What happens when a nursing home patient signs an arbitration agreement with a 30-day rescission, or cooling-off, period and then dies before the end of that period? Is the agreement enforceable because it wasn’t rescinded? Or is it unenforceable because expiration of the 30-day period was a condition precedent to enforceability?
That was the question facing California’s Court of Appeal when Marlene LaBerge’s family sued the nursing home following her Oct. 5 death. The home moved to compel arbitration based on the agreement Marlene signed the previous Sept. 25. The trial court denied the motion, citing a 2009 decision squarely holding that such agreements are not effective until the 30-day period ends, Rodriguez v. Super. Ct., 176 Cal. App. 4th 1461.

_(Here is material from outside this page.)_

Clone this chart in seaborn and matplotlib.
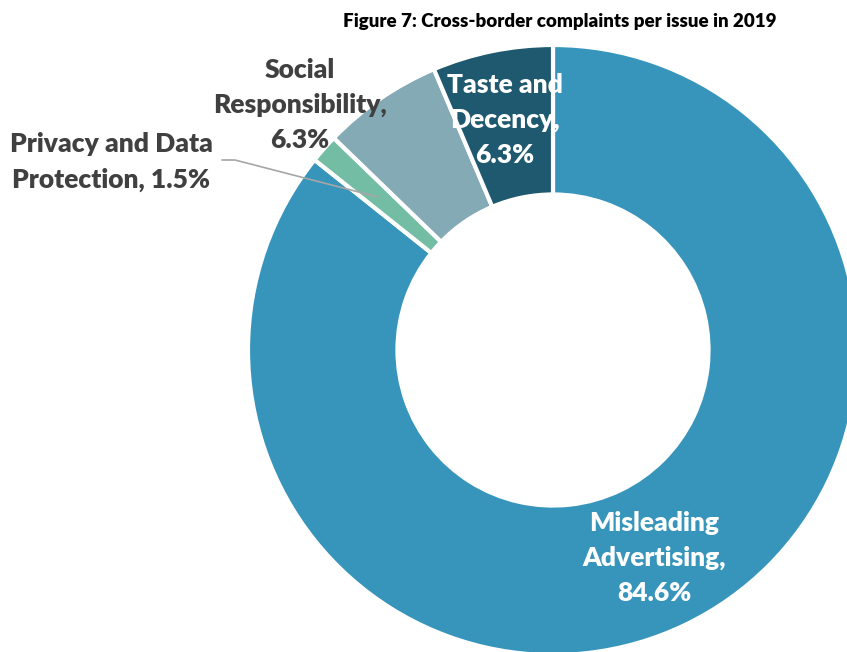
import matplotlib
matplotlib.use("Agg")
import matplotlib.pyplot as plt
import seaborn as sns

categories = ["Misleading Advertising", "Privacy and Data Protection",
              "Social Responsibility", "Taste and Decency"]
values = [84.6, 1.5, 6.3, 6.3]
labels = ["Misleading\nAdvertising,\n84.6%", "Privacy and Data\nProtection, 1.5%",
          "Social\nResponsibility,\n6.3%", "Taste and\nDecency,\n6.3%"]
colors = ["#3795BB", "#74BDA5", "#84AAB5", "#1F5970"]
title = "Figure 7: Cross-border complaints per issue in 2019"

sns.set_theme(style="white")
plt.rcParams['font.family'] = ['Lato', 'DejaVu Sans']

W, H = 847, 652
fig = plt.figure(figsize=(W / 100, H / 100), dpi=100)
ax = fig.add_axes([0, 0, 1, 1])

cx, cy, R = 553, H - 350, 305
wedges, _ = ax.pie(values, colors=sns.color_palette(colors), startangle=90,
                   counterclock=False, center=(cx, cy), radius=R,
                   wedgeprops=dict(width=R * 0.49, edgecolor="white", linewidth=3))
ax.set_xlim(0, W)
ax.set_ylim(0, H)
ax.set_aspect("equal")
ax.axis("off")

fs = 19
dark = "#404040"
kw = dict(ha="center", va="center", fontsize=fs, fontweight="heavy", linespacing=1.55)
ax.text(654, H - 558, labels[0], color="white", **kw)
ax.text(111, H - 162, labels[1], color=dark, **kw)
ax.text(300, H - 105, labels[2], color=dark, **kw)
ax.text(505, H - 120, labels[3], color="white", **kw)
ax.plot([222, 235, 378], [H - 160, H - 160, H - 197], color="#A6A6A6", lw=1.2)

ax.text(560, H - 22, title, ha="center", va="center", color="black",
        fontsize=13.5, fontweight="heavy")

fig.savefig("out.png", dpi=100)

On appeal, the nursing home argued that Rodriguez was bad law. The appellate court agreed and reversed the denial of the motion to compel arbitration. In reaching its conclusion, the court relied on the plain meaning of the words of the statute requiring the 30-day rescission period: “Once signed, such a contract governs … until or unless rescinded by written notice within 30 days … [italics added by court].” The court noted that the Legislature could have said that an agreement doesn’t become enforceable until the 30-day period lapses, but it chose not to.
A related question apparently never came up: what if within the 30-day period the personal representative of Marlene’s estate had undertaken to exercise the right of rescission on her behalf?
The case is Baker v. Italian Maple Holdings, D069797 (Cal. Ct. of Apps., 4th App. Dist., Div. 1, July 31, 2017).